I
Наше назначение и наши выгоды
Когда мы размышляем о делах Востока и хотим дать себе ясный отчет в том, что нам может предстоять и что для России выгоднее, то необходимо прежде всего различить идеал наш или цель наших замыслов и действий от средств выполнения задачи.
Средства достижения должны, конечно, избираться самые подручные и легкие, но об этой легкости и доступности должно, однако, заботиться лишь настолько, насколько это не вредит высоте и ширине идеала[1]... Если высшему политическому идеалу слишком легкие средства вредят, то надо предпочесть им более трудные и даже такие, которые сопряжены с величайшими жертвами.

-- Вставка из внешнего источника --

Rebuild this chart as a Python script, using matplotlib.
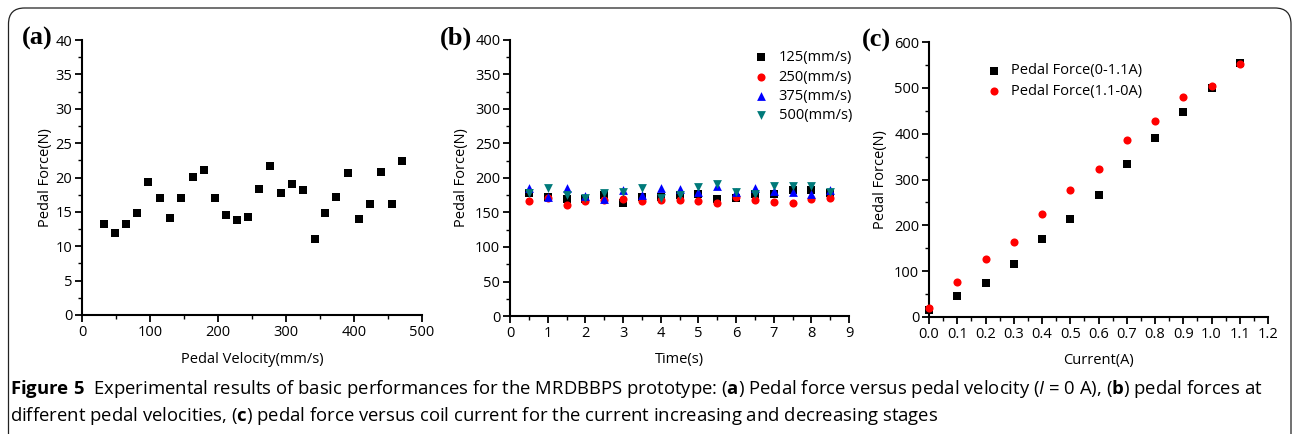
import matplotlib
matplotlib.use("Agg")
import matplotlib.pyplot as plt
from matplotlib.patches import FancyBboxPatch
from matplotlib.ticker import MultipleLocator
from matplotlib import font_manager

names = {f.name for f in font_manager.fontManager.ttflist}
CF = "Liberation Sans Narrow" if "Liberation Sans Narrow" in names else "Open Sans"
SERIF = "Liberation Serif"

plt.rcParams["font.family"] = [CF, "DejaVu Sans"]
plt.rcParams["mathtext.fontset"] = "custom"
plt.rcParams["mathtext.rm"] = CF
plt.rcParams["mathtext.bf"] = CF + ":bold"
plt.rcParams["mathtext.it"] = CF + ":italic"

# ---------------- data ----------------
# (a) pedal force vs pedal velocity
vel_a = [32, 48, 65, 81, 97, 114, 130, 146, 163, 179, 195, 212, 228, 244,
         260, 277, 293, 309, 325, 342, 358, 374, 391, 407, 423, 440, 456, 471]
force_a = [13.2, 12.0, 13.2, 14.9, 19.3, 17.0, 14.1, 17.0, 20.1, 21.1, 17.0,
           14.6, 13.8, 14.2, 18.3, 21.7, 17.8, 19.1, 18.2, 11.0, 14.9, 17.2,
           20.6, 14.0, 16.2, 20.8, 16.2, 22.4]

# (b) pedal forces at different pedal velocities
time_b = [0.5, 1.0, 1.5, 2.0, 2.5, 3.0, 3.5, 4.0, 4.5, 5.0, 5.5, 6.0, 6.5,
          7.0, 7.5, 8.0, 8.5]
f125 = [178, 173, 170, 170, 175.6, 163.5, 173, 173, 175.6, 176.5, 169, 170.7,
        176.5, 176.5, 182, 183, 178]
f250 = [166, 171.7, 161.5, 166, 168.3, 169.3, 166, 168.3, 168.8, 167, 164.4,
        172, 167.4, 165, 163.5, 169.8, 171.2]
f375 = [184.8, 172, 185, 174.6, 170, 182, 175.6, 185, 184, 179.5, 189, 179,
        185, 181, 180.4, 176.5, 182.3]
f500 = [178, 185, 175.6, 170.7, 178, 179.5, 185, 170.7, 175.6, 186.7, 191,
        180.4, 177, 188.6, 188.6, 187.7, 180.4]
labels_b = ["125(mm/s)", "250(mm/s)", "375(mm/s)", "500(mm/s)"]

# (c) pedal force vs coil current
current_c = [0.0, 0.1, 0.2, 0.3, 0.4, 0.5, 0.6, 0.7, 0.8, 0.9, 1.0, 1.1]
f_up = [15, 46.6, 73.5, 115, 171, 214, 266.5, 333.5, 389.6, 446.4, 498.8, 553.4]
f_down = [19, 75.7, 126, 164.6, 225, 276.7, 323.3, 385.2, 426.7, 479, 503, 552.7]
labels_c = ["Pedal Force(0-1.1A)", "Pedal Force(1.1-0A)"]

caption1 = (r"$\mathbf{Figure\ 5}$  Experimental results of basic performances for the MRDBBPS "
            r"prototype: ($\mathbf{a}$) Pedal force versus pedal velocity ($\mathit{I}$ = 0 A), "
            r"($\mathbf{b}$) pedal forces at")
caption2 = (r"different pedal velocities, ($\mathbf{c}$) pedal force versus coil current for "
            r"the current increasing and decreasing stages")

# ---------------- figure ----------------
W, H = 1292, 434
fig = plt.figure(figsize=(W / 100, H / 100), dpi=100)

# rounded frame (coordinates in inches = px/100, from bottom-left)
frame = FancyBboxPatch((0.085, -1.0), 12.825, (H - 8) / 100 + 1.0,
                       boxstyle="round,pad=0,rounding_size=0.16",
                       transform=fig.dpi_scale_trans, fill=False,
                       edgecolor="#222222", linewidth=0.9)
fig.patches.append(frame)


def add_ax(l, r, t, b):
    return fig.add_axes([l / W, 1 - b / H, (r - l) / W, (b - t) / H])


def style(ax):
    for s in ("top", "right"):
        ax.spines[s].set_visible(False)
    for s in ("left", "bottom"):
        ax.spines[s].set_linewidth(1.5)
    ax.tick_params(which="major", direction="out", length=5, width=1.3,
                   labelsize=10.5, pad=2)
    ax.tick_params(which="minor", direction="out", length=3, width=1.0)


axa = add_ax(82, 422, 40, 315)
axb = add_ax(510, 849, 40, 316)
axc = add_ax(929, 1268, 42, 317)

# (a)
axa.scatter(vel_a, force_a, marker="s", s=28, color="black", linewidths=0,
            clip_on=False)
axa.set_xlim(0, 500)
axa.set_ylim(0, 40)
axa.xaxis.set_major_locator(MultipleLocator(100))
axa.xaxis.set_minor_locator(MultipleLocator(50))
axa.yaxis.set_major_locator(MultipleLocator(5))
axa.yaxis.set_minor_locator(MultipleLocator(2.5))
axa.set_xlabel("Pedal Velocity(mm/s)", fontsize=10.5, labelpad=9)
axa.set_ylabel("Pedal Force(N)", fontsize=10.5, labelpad=1.5)

# (b)
axb.scatter(time_b, f125, marker="s", s=28, color="black", linewidths=0,
            label=labels_b[0], clip_on=False)
axb.scatter(time_b, f250, marker="o", s=34, color="#FF0000", linewidths=0,
            label=labels_b[1], clip_on=False)
axb.scatter(time_b, f375, marker="^", s=40, color="#0000FF", linewidths=0,
            label=labels_b[2], clip_on=False)
axb.scatter(time_b, f500, marker="v", s=40, color="#007A7A", linewidths=0,
            label=labels_b[3], clip_on=False)
axb.set_xlim(0, 9)
axb.set_ylim(0, 400)
axb.xaxis.set_major_locator(MultipleLocator(1))
axb.xaxis.set_minor_locator(MultipleLocator(0.5))
axb.yaxis.set_major_locator(MultipleLocator(50))
axb.yaxis.set_minor_locator(MultipleLocator(25))
axb.set_xlabel("Time(s)", fontsize=10.5, labelpad=8)
axb.set_ylabel("Pedal Force(N)", fontsize=10.5, labelpad=4)
axb.legend(loc="upper right", bbox_to_anchor=(1.035, 0.995), frameon=False,
           fontsize=10.5, handletextpad=0.8, labelspacing=0.3,
           handlelength=0.8, borderaxespad=0.2)

# (c)
axc.scatter(current_c, f_up, marker="s", s=28, color="black", linewidths=0,
            label=labels_c[0], clip_on=False, zorder=3)
axc.scatter(current_c, f_down, marker="o", s=34, color="#FF0000",
            linewidths=0, label=labels_c[1], clip_on=False, zorder=3)
axc.set_xlim(0, 1.2)
axc.set_ylim(0, 600)
axc.xaxis.set_major_locator(MultipleLocator(0.1))
axc.xaxis.set_minor_locator(MultipleLocator(0.05))
axc.yaxis.set_major_locator(MultipleLocator(100))
axc.yaxis.set_minor_locator(MultipleLocator(50))
axc.xaxis.set_major_formatter(plt.FuncFormatter(lambda v, p: f"{v:.1f}"))
axc.set_xlabel("Current(A)", fontsize=10.5, labelpad=8)
axc.set_ylabel("Pedal Force(N)", fontsize=10.5, labelpad=4)
axc.legend(loc="upper left", bbox_to_anchor=(0.135, 0.97), frameon=False,
           fontsize=10.5, handletextpad=0.8, labelspacing=0.4,
           handlelength=0.8)

for ax in (axa, axb, axc):
    style(ax)

# panel letters
for x, y, t in ((22, 38, "(a)"), (440, 38, "(b)"), (862, 40, "(c)")):
    fig.text(x / W, 1 - y / H, t, family=SERIF, weight="bold", fontsize=19,
             va="center", ha="left")

# caption
fig.text(10 / W, 1 - 389 / H, caption1, fontsize=13.3, va="center", ha="left")
fig.text(10 / W, 1 - 416 / H, caption2, fontsize=13.3, va="center", ha="left")

fig.savefig("out.png", dpi=100)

О выборе тех или других средств я буду говорить позднее; теперь же я хочу поделиться с вами любимыми моими мыслями и о том, что должно быть нашим сознательным идеалом, или о том, что, вероятно, будет нашим роковым назначением. (Я употребляю здесь слово «роковой» не в исключительно мрачном его значении, а в смысле более широком – в том смысле, что свершение исторических судеб зависит гораздо более от чего-то высшего и неуловимого, чем от человеческих, сознательных действий; сознательный идеал необходим; но он тогда только осуществим приблизительно, когда он хоть сколько-нибудь сходен с неясной еще в подробностях картиной этого рокового предначертания, когда он предугадывает ее общие черты.)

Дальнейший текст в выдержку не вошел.